## begin

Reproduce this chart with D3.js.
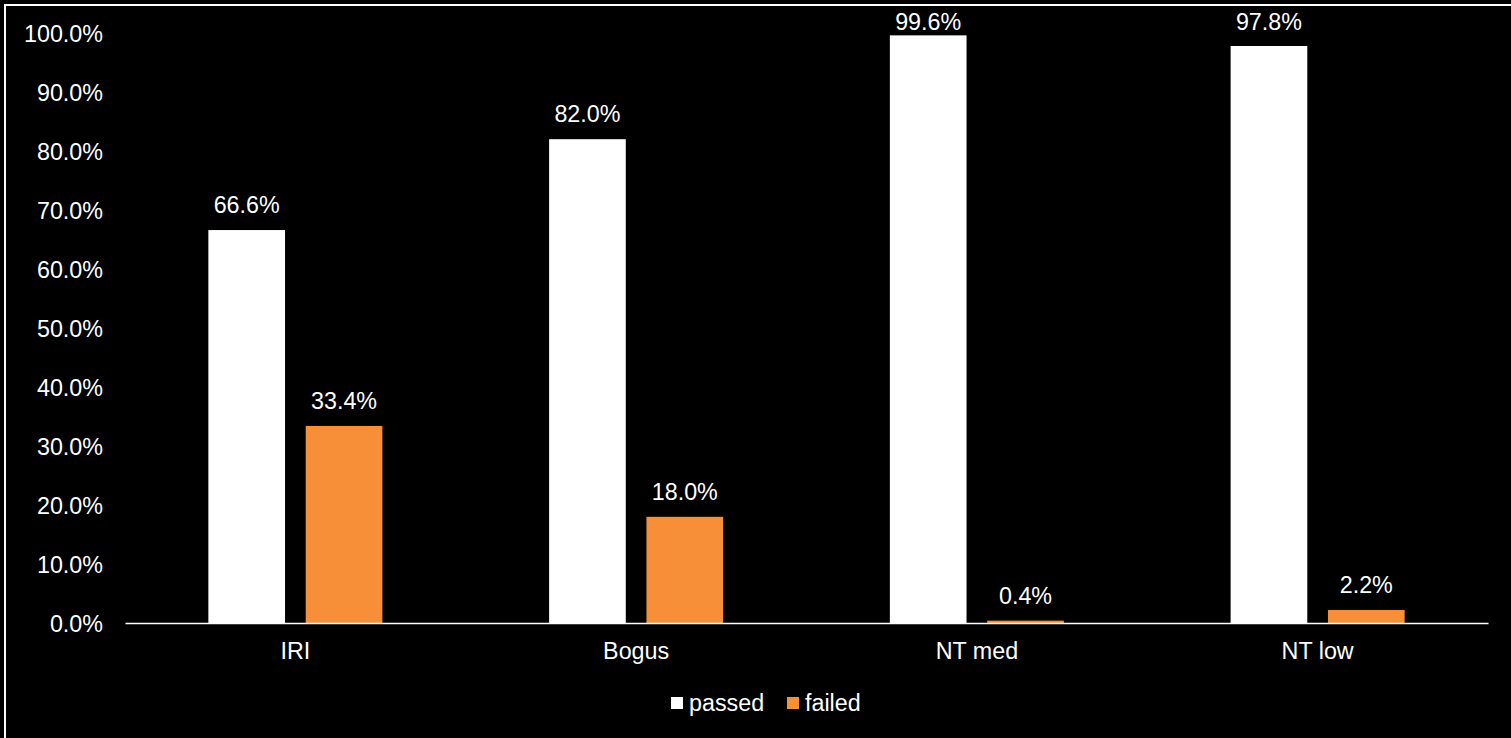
<!DOCTYPE html>
<html>
<head>
<meta charset="utf-8">
<script src="https://cdn.jsdelivr.net/npm/d3@7"></script>
<style>
  html, body { margin: 0; padding: 0; background: #000; overflow: hidden; }
  svg { display: block; }
  text { font-family: "Liberation Sans", Arial, sans-serif; fill: #fff; }
</style>
</head>
<body>
<svg id="chart" width="1511" height="738"></svg>
<script>
// Share of checks per method
const categories = ["IRI", "Bogus", "NT med", "NT low"];
const seriesNames = ["passed", "failed"];
const passed = [66.6, 82.0, 99.6, 97.8];
const failed = [33.4, 18.0, 0.4, 2.2];
const yTicks = [0, 10, 20, 30, 40, 50, 60, 70, 80, 90, 100];
const colors = ["#ffffff", "#f68f38"];

const W = 1511, H = 738;
const svg = d3.select("#chart");
const fontSize = "23.3px";

svg.append("rect").attr("width", W).attr("height", H).attr("fill", "#000");
// outer frame
svg.append("rect")
  .attr("x", 5).attr("y", 5).attr("width", W + 20).attr("height", H + 20)
  .attr("fill", "none").attr("stroke", "#fff").attr("stroke-width", 2);

const plot = { left: 125, right: 1488, top: 33, bottom: 623 };
const labelMinBaseline = 30; // keep value labels inside the frame

const x0 = d3.scaleBand().domain(categories).range([plot.left, plot.right]).paddingInner(0).paddingOuter(0);
const barW = x0.bandwidth() * 0.225;
const gap = x0.bandwidth() * 0.0607;
const y = d3.scaleLinear().domain([0, 100]).range([plot.bottom, plot.top]);

const rows = categories.map((c, i) => ({ cat: c, vals: [passed[i], failed[i]] }));

// y tick labels
const yAxis = d3.axisLeft(y).tickValues(yTicks).tickFormat(d => d.toFixed(1) + "%").tickSize(0).tickPadding(0);
const yg = svg.append("g").attr("transform", `translate(103,0)`).call(yAxis);
yg.select(".domain").remove();
yg.selectAll("text").attr("font-size", fontSize).attr("fill", "#fff")
  .attr("font-family", "'Liberation Sans', Arial, sans-serif").attr("dy", "0.35em");

// bars
const groups = svg.selectAll("g.cat").data(rows).join("g").attr("class", "cat");
groups.each(function (row) {
  const g = d3.select(this);
  const center = x0(row.cat) + x0.bandwidth() / 2;
  row.vals.forEach((v, k) => {
    const bx = k === 0 ? center - gap / 2 - barW : center + gap / 2;
    g.append("rect")
      .attr("x", bx).attr("y", y(v)).attr("width", barW).attr("height", y(0) - y(v))
      .attr("fill", colors[k]);
    g.append("text")
      .attr("x", bx + barW / 2).attr("y", Math.max(y(v) - 17, labelMinBaseline))
      .attr("text-anchor", "middle").attr("font-size", fontSize)
      .text(v.toFixed(1) + "%");
  });
});

// x axis
const xAxis = d3.axisBottom(x0).tickSize(0).tickPadding(0);
const xg = svg.append("g").attr("transform", `translate(0,${plot.bottom})`).call(xAxis);
xg.select(".domain").attr("stroke", "#fff").attr("stroke-width", 1.6);
xg.selectAll("text").attr("font-size", fontSize).attr("fill", "#fff")
  .attr("font-family", "'Liberation Sans', Arial, sans-serif").attr("dy", 0).attr("y", 36);

// legend
const legendItems = [{ name: seriesNames[0], x: 671 }, { name: seriesNames[1], x: 787 }];
const lg = svg.selectAll("g.legend").data(legendItems).join("g").attr("class", "legend");
lg.append("rect").attr("x", d => d.x).attr("y", 697).attr("width", 12).attr("height", 12)
  .attr("fill", (d, i) => colors[i]);
lg.append("text").attr("x", d => d.x + 18).attr("y", 711).attr("font-size", fontSize)
  .text(d => d.name);
</script>
</body>
</html>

## end

Reproduce the material in full, word for word, and omit the pictures.

Reproduce this chart with D3.js.
<!DOCTYPE html>
<html>
<head>
<meta charset="utf-8">
<script src="https://cdn.jsdelivr.net/npm/d3@7"></script>
<style>
  html, body { margin: 0; padding: 0; background: #000; overflow: hidden; }
  svg { display: block; }
  text { font-family: "Liberation Sans", Arial, sans-serif; fill: #fff; }
</style>
</head>
<body>
<svg id="chart" width="1511" height="738"></svg>
<script>
// Share of checks per method
const categories = ["IRI", "Bogus", "NT med", "NT low"];
const seriesNames = ["passed", "failed"];
const passed = [66.6, 82.0, 99.6, 97.8];
const failed = [33.4, 18.0, 0.4, 2.2];
const yTicks = [0, 10, 20, 30, 40, 50, 60, 70, 80, 90, 100];
const colors = ["#ffffff", "#f68f38"];

const W = 1511, H = 738;
const svg = d3.select("#chart");
const fontSize = "23.3px";

svg.append("rect").attr("width", W).attr("height", H).attr("fill", "#000");
// outer frame
svg.append("rect")
  .attr("x", 5).attr("y", 5).attr("width", W + 20).attr("height", H + 20)
  .attr("fill", "none").attr("stroke", "#fff").attr("stroke-width", 2);

const plot = { left: 125, right: 1488, top: 33, bottom: 623 };
const labelMinBaseline = 30; // keep value labels inside the frame

const x0 = d3.scaleBand().domain(categories).range([plot.left, plot.right]).paddingInner(0).paddingOuter(0);
const barW = x0.bandwidth() * 0.225;
const gap = x0.bandwidth() * 0.0607;
const y = d3.scaleLinear().domain([0, 100]).range([plot.bottom, plot.top]);

const rows = categories.map((c, i) => ({ cat: c, vals: [passed[i], failed[i]] }));

// y tick labels
const yAxis = d3.axisLeft(y).tickValues(yTicks).tickFormat(d => d.toFixed(1) + "%").tickSize(0).tickPadding(0);
const yg = svg.append("g").attr("transform", `translate(103,0)`).call(yAxis);
yg.select(".domain").remove();
yg.selectAll("text").attr("font-size", fontSize).attr("fill", "#fff")
  .attr("font-family", "'Liberation Sans', Arial, sans-serif").attr("dy", "0.35em");

// bars
const groups = svg.selectAll("g.cat").data(rows).join("g").attr("class", "cat");
groups.each(function (row) {
  const g = d3.select(this);
  const center = x0(row.cat) + x0.bandwidth() / 2;
  row.vals.forEach((v, k) => {
    const bx = k === 0 ? center - gap / 2 - barW : center + gap / 2;
    g.append("rect")
      .attr("x", bx).attr("y", y(v)).attr("width", barW).attr("height", y(0) - y(v))
      .attr("fill", colors[k]);
    g.append("text")
      .attr("x", bx + barW / 2).attr("y", Math.max(y(v) - 17, labelMinBaseline))
      .attr("text-anchor", "middle").attr("font-size", fontSize)
      .text(v.toFixed(1) + "%");
  });
});

// x axis
const xAxis = d3.axisBottom(x0).tickSize(0).tickPadding(0);
const xg = svg.append("g").attr("transform", `translate(0,${plot.bottom})`).call(xAxis);
xg.select(".domain").attr("stroke", "#fff").attr("stroke-width", 1.6);
xg.selectAll("text").attr("font-size", fontSize).attr("fill", "#fff")
  .attr("font-family", "'Liberation Sans', Arial, sans-serif").attr("dy", 0).attr("y", 36);

// legend
const legendItems = [{ name: seriesNames[0], x: 671 }, { name: seriesNames[1], x: 787 }];
const lg = svg.selectAll("g.legend").data(legendItems).join("g").attr("class", "legend");
lg.append("rect").attr("x", d => d.x).attr("y", 697).attr("width", 12).attr("height", 12)
  .attr("fill", (d, i) => colors[i]);
lg.append("text").attr("x", d => d.x + 18).attr("y", 711).attr("font-size", fontSize)
  .text(d => d.name);
</script>
</body>
</html>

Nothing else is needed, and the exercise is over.